The Cleveland Police Museum is honored to tell the stories of our Fallen Officers on the anniversary of their End of Watch.
William C. Isaac, nephew of former Lt. Albert Isaac, was appointed to the police force on May 11, 1906. Serving as a patrolman for six years, he was then appointed to the Detective Bureau then the Vice Squad.
On December 1, 1919, Sergeant Isaac and Patrolman John V. Masterson were on rounds and entered Coleman’s Saloon. As they entered, they noticed three men in the kitchen. Sgt. Isaac led the way and ordered Patrolman Masterson to search the men. As Masterson started the search, one suspect tried to slip a revolver into the sink. Isaac started toward him ordering him to turn the gun over. The gunman fired two shots, one striking Isaac, sending him staggering into Patrolman Masterson’s arms. The impact of Isaac’s weight dropped Masterson to his knees.

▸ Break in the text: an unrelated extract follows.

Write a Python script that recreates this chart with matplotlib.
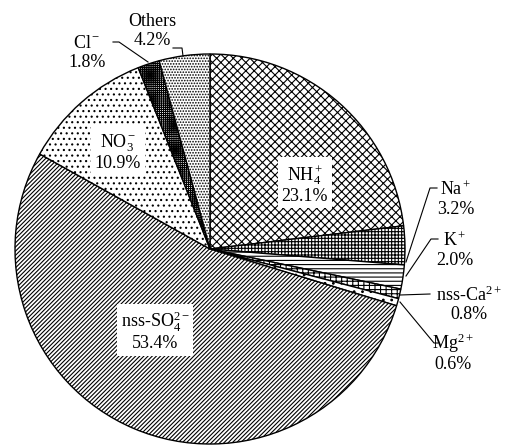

As Patrolman Masterson tried to rise, the three men fled. Isaac was taken to St. Luke’s Hospital, where he died within a few minutes without regaining consciousness. Following a tip, police apprehended the suspects within an hour after the shooting.
Sergeant William C. Isaac was survived by his wife, Jessie, a son Clarence, and a daughter, Jessie, his mother, Mrs. Henrietta Taylor, two sisters, Mrs. Herbert Green and Mrs. Al Jansen, and three brothers, Elmer, Clayton and Roy, all from Cleveland.